By convention’s end most of the young dissidents’ focus, in the way these “convergences” always seem to shake out, had shifted from attacking the GOP to denouncing the conditions of their incarceration. Some time soon members of the activist left are going to have to ask themselves the same question that haunted their parents during the Vietnam War — how do you translate large street demonstrations into political benefits? Or rather, how can an anti-war movement meet the Smith’s labor guys halfway when it can’t shake the Seattle Gone Wild image that has dogged it for the past five years?


Traditionally, society’s powerless have acquired clout either by withholding their labor or by resorting to organized violence.
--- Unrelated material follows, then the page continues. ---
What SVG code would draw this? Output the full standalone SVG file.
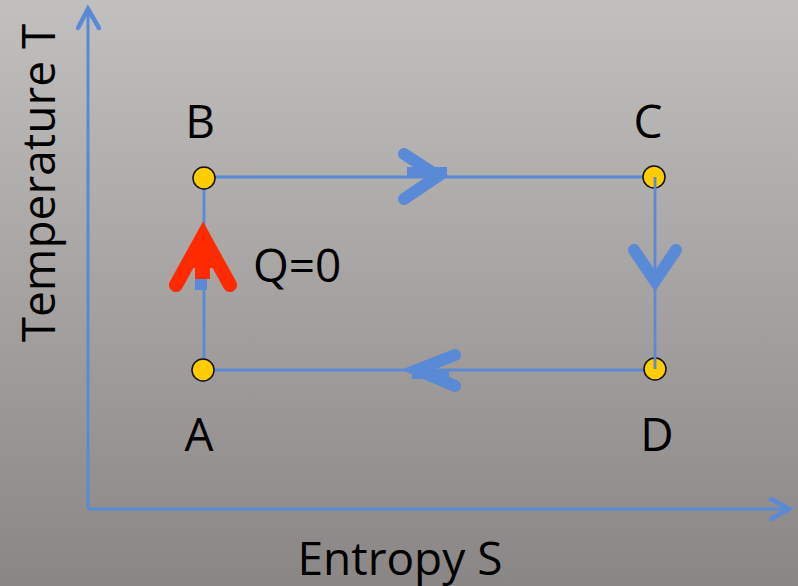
<svg xmlns="http://www.w3.org/2000/svg" width="798" height="586" viewBox="0 0 798 586">
  <defs>
    <linearGradient id="bg" x1="0" y1="0" x2="0" y2="1">
      <stop offset="0" stop-color="#c2c0bf"/>
      <stop offset="1" stop-color="#898685"/>
    </linearGradient>
  </defs>
  <style>
    .lbl { font-family: "Open Sans", "Noto Sans", "Liberation Sans", sans-serif; font-size: 46px; fill: #000; }
    .axis { stroke: #5a8ad6; stroke-width: 3; fill: none; }
    .axhead { stroke: #5a8ad6; stroke-width: 4.5; fill: none; stroke-linecap: round; stroke-linejoin: miter; }
    .edge { stroke: #5a8ad6; stroke-width: 2.8; fill: none; }
    .chev { stroke: #5a8ad6; stroke-width: 12; fill: none; stroke-linecap: round; stroke-linejoin: miter; stroke-miterlimit: 10; }
    .chevred { stroke: #ff2a00; stroke-width: 14; fill: none; stroke-linecap: round; stroke-linejoin: miter; stroke-miterlimit: 10; }
    .pt { fill: #ffcc00; stroke: #111; stroke-width: 1.5; }
  </style>
  <rect x="0" y="0" width="798" height="586" fill="url(#bg)"/>

  <g id="axes">
    <line class="axis" x1="88" y1="509" x2="88" y2="9"/>
    <polyline class="axhead" points="78,28 88,9 99,28"/>
    <line class="axis" x1="88" y1="509" x2="789" y2="509"/>
    <polyline class="axhead" points="771,499 789,509 771,519"/>
    <text class="lbl" x="400" y="575" text-anchor="middle">Entropy S</text>
    <text class="lbl" x="55" y="183" text-anchor="middle" transform="rotate(-90 55 183)">Temperature T</text>
  </g>

  <g id="connectors">
    <line class="edge" x1="204" y1="177" x2="654" y2="177"/>
    <line class="edge" x1="203" y1="370" x2="655" y2="370"/>
    <line class="edge" x1="204" y1="178" x2="204" y2="370"/>
    <!-- B to C arrow -->
    <rect x="407" y="167" width="40" height="10" fill="#5a8ad6"/>
    <polyline class="chev" points="404,154 438,176 404,199"/>
    <!-- D to A arrow -->
    <rect x="412" y="370" width="37" height="9" fill="#5a8ad6"/>
    <polyline class="chev" points="455,355 417,370 455,386"/>
    <!-- A to B arrow (Q=0) -->
    <rect x="195" y="276" width="12" height="14" fill="#5a8ad6"/>
    <polygon points="203,228 186,268 221,268" fill="#ff2a00"/>
    <rect x="195" y="262" width="15" height="17" fill="#ff2a00"/>
    <polyline class="chevred" points="176,285 203,236 230,285"/>
    <text class="lbl" x="253" y="282">Q=0</text>
  </g>

  <g id="node-B">
    <circle class="pt" cx="204" cy="178" r="11"/>
    <text class="lbl" x="200" y="138" text-anchor="middle">B</text>
  </g>
  <g id="node-A">
    <circle class="pt" cx="203" cy="370" r="11"/>
    <text class="lbl" x="199" y="451" text-anchor="middle">A</text>
  </g>
  <g id="node-C">
    <circle class="pt" cx="654" cy="177" r="11"/>
    <text class="lbl" x="648" y="138" text-anchor="middle">C</text>
  </g>
  <g id="node-D">
    <circle class="pt" cx="655" cy="369" r="11"/>
    <text class="lbl" x="657" y="451" text-anchor="middle">D</text>
  </g>

  <g id="connector-CD">
    <line class="edge" x1="655" y1="177" x2="655" y2="369"/>
    <polyline class="chev" points="634,250 655,281 676,250"/>
  </g>
</svg>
In the 1960s, however, a third way seemed to emerge — the media happening. Such happenings could be events like draft-card burnings, street rallies or the unfurling of a protest banner over a high-profile building. Their main goal was — and is — to galvanize like-minded but emotionally isolated people who, until now, had believed no one shared their opinions. This activity has its roots in the 19th-century anarchist credo of “the propaganda of the deed” and appeals to those unable or unwilling to create work stoppages or seriously hamper the orderly machinery of government and commerce.


 


THE PROBLEM WITH THIS McLuhanesque approach is that it requires a media willing to record and broadcast the event in question. Nearly 45 years ago, the fire-hosing of a few San Franciscans off the City Hall steps for picketing a House Un-American Activities Committee hearing was national news — today much larger events get crowded out whenever Paris Hilton locks herself out of her car. More to the point, the media in the 1960s were comparatively more diverse and more willing to cover protests, but are now concentrated in the hands of even fewer corporations whose regard for American dissent ranges from visceral contempt (Fox News) to refined condescension (The New York Times). Add to this a ruling Republican Party that cheerfully characterizes Democrats as The Party That Hates God, and you begin to see how anyone to the left of John Kerry has lost the game of public opinion before they ever leave the dugout.
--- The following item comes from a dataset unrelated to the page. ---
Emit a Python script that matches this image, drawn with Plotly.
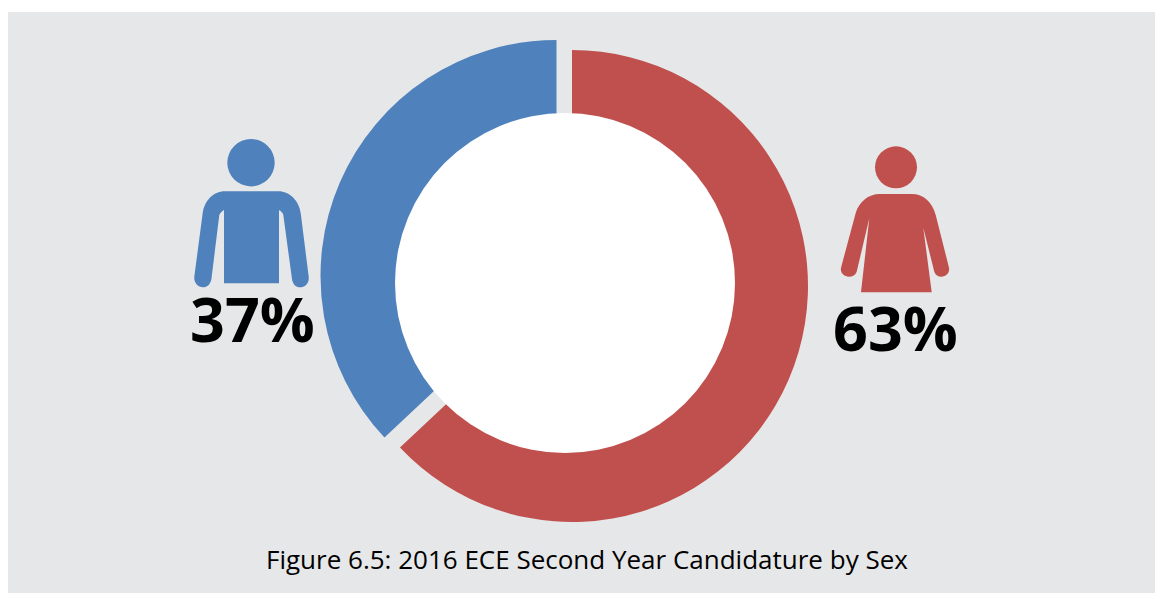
import plotly.graph_objects as go

# Candidature shares
categories = ["Female", "Male"]
shares = [63, 37]
share_labels = ["63%", "37%"]
caption = "Figure 6.5: 2016 ECE Second Year Candidature by Sex"

W, H = 1155, 593
RED, BLUE, PANEL = "#C0504D", "#4F81BD", "#E6E7E8"
CLEAR = "rgba(0,0,0,0)"


def fx(x):
    return x / W


def fy(y):
    return 1 - y / H


def path(cmds):
    """Build an SVG path in paper coordinates from pixel-space commands."""
    parts = []
    for cmd in cmds:
        op, nums = cmd[0], cmd[1:]
        pts = [f"{fx(nums[i]):.5f},{fy(nums[i + 1]):.5f}" for i in range(0, len(nums), 2)]
        parts.append(op + " ".join(pts))
    return " ".join(parts) + " Z"


def circle(cx, cy, r, color):
    return dict(type="circle", xref="paper", yref="paper", x0=fx(cx - r), x1=fx(cx + r),
                y0=fy(cy + r), y1=fy(cy - r), fillcolor=color, line_width=0, layer="above")


def ring(colors, cx, cy, r):
    """One pie per slice, so each can sit on its own centre."""
    return go.Pie(labels=categories, values=shares, sort=False, direction="clockwise", rotation=0,
                  marker=dict(colors=colors, line=dict(width=0)), textinfo="none", hoverinfo="label+percent",
                  domain=dict(x=[fx(cx - r), fx(cx + r)], y=[fy(cy + r), fy(cy - r)]), showlegend=False)


male_body = [
    ("M", 225, 191.3), ("L", 278.3, 191.3), ("C", 290, 191.3, 299, 201, 300.7, 213),
    ("L", 308.7, 276.7), ("C", 309.5, 283, 305, 287.3, 300, 287.3), ("C", 295, 287.3, 292, 283, 291.7, 276.7),
    ("L", 283.3, 215), ("C", 283, 213, 281, 211, 279, 210), ("L", 279, 283.3), ("L", 224, 283.3), ("L", 224, 210),
    ("C", 222, 211, 220, 213, 219.3, 215), ("L", 211.7, 276.7), ("C", 211.4, 283, 208, 287.3, 203, 287.3),
    ("C", 198, 287.3, 193.7, 283, 194.3, 276.7), ("L", 202.7, 213), ("C", 204.5, 201, 213, 191.3, 225, 191.3),
]

female_body = [
    ("M", 880, 194), ("L", 911.7, 194), ("C", 924, 194, 932, 202, 935.7, 215),
    ("L", 949, 267.7), ("C", 950, 273, 946, 276.7, 941.5, 276.7), ("C", 938, 276.7, 935.5, 275, 934.3, 271.7),
    ("L", 923.3, 227.7), ("L", 931.7, 292.3), ("L", 861, 292.3), ("L", 869.3, 218.3), ("L", 856.7, 271.7),
    ("C", 855.5, 275, 852.5, 276.7, 849, 276.7), ("C", 844, 276.7, 840, 273, 841, 267.7),
    ("L", 855.7, 213), ("C", 859, 202, 868, 194, 880, 194),
]

fig = go.Figure([
    ring([RED, CLEAR], 572, 286, 236),
    ring([CLEAR, BLUE], 556.5, 276, 236),
])

shapes = [
    dict(type="rect", xref="paper", yref="paper", x0=fx(8), x1=1, y0=0, y1=fy(12),
         fillcolor=PANEL, line_width=0, layer="below"),
    circle(565, 283, 170, "white"),
    circle(251, 162.7, 23.7, BLUE),
    circle(896, 167.3, 21, RED),
    dict(type="path", xref="paper", yref="paper", path=path(male_body), fillcolor=BLUE, line_width=0, layer="above"),
    dict(type="path", xref="paper", yref="paper", path=path(female_body), fillcolor=RED, line_width=0, layer="above"),
]


def label(text, x, y, size, bold=False):
    return dict(text=f"<b>{text}</b>" if bold else text, xref="paper", yref="paper", x=fx(x), y=fy(y),
                xanchor="center", yanchor="middle", showarrow=False,
                font=dict(family="Open Sans", size=size, color="black"))


fig.update_layout(
    width=W, height=H, margin=dict(l=0, r=0, t=0, b=0),
    paper_bgcolor="white", plot_bgcolor="white", shapes=shapes,
    annotations=[
        label(share_labels[1], 252, 318, 61, True),
        label(share_labels[0], 895, 327, 61, True),
        label(caption, 587, 559, 26),
    ],
)

fig.write_html("out.html", config=dict(displayModeBar=False))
Last week’s protesters mostly filled New York’s streets with color and good behavior. Even when they broke the law, they did so with passive gestures that only momentarily snarled traffic in places no sane motorist would have been during the convention anyway. Still, it was the cops whose “restraint” was praised by the press and the protesters who were branded as terrorist helpers by Bill O’Reilly and others for merely tying up law-enforcement resources.


“There is this new culture of the pampered protester,” deputy NYPD commissioner Paul Browne told me outside the Garden. “The kind who wants to protest but who whines about the discomfort of having to go to jail. A lot of the protesters have complained about not being fed vegan meals, even though we served tofu.” The New York Daily News dutifully picked up this theme with an editorial headlined “Whiners, Wusses & Wimps.”


The left’s dilemma cannot be solved in a seminar or with a conference call, but some things can be done to improve its message. None involve wearing ties or removing piercings:


• Civil disobedience should not be expected as the centerpiece or postscript of every protest. Breaking the law may provide a self-gratifying catharsis for participants, but it alienates the very people whose opinions and votes are nominally being fought for.


• Enter paddy wagons singing — don’t act shocked and upset when arrests occur and cops get rough. Either the left’s critique of American society begins with an assumption of repressive tolerance or it doesn’t.


• “Hey hey! Hey ho! So-in-so has got to go!” no longer cuts it — replace all singsong chants with soccer-type cheers that reverberate much better against buildings.


• Direct actions need leaders. Text-messaging and collective intuition are all very nice, but at some point someone is required to yell “Go!” when a crowd gathers at a crosswalk — otherwise everyone may as well show up already wrapped with arrest netting.


 


The RNC’s main lesson, however, should be that the corporate media consist, as Marx once put it, of the “gentlemen’s gentlemen of the press,” and that their job is to present the ruling mythologies as scientific fact. Our job is to challenge that mythology and the policies they create. A protest event should not be aimed at cameras but at the hearts of people staring out the windows of Smith’s or from their trapped cars.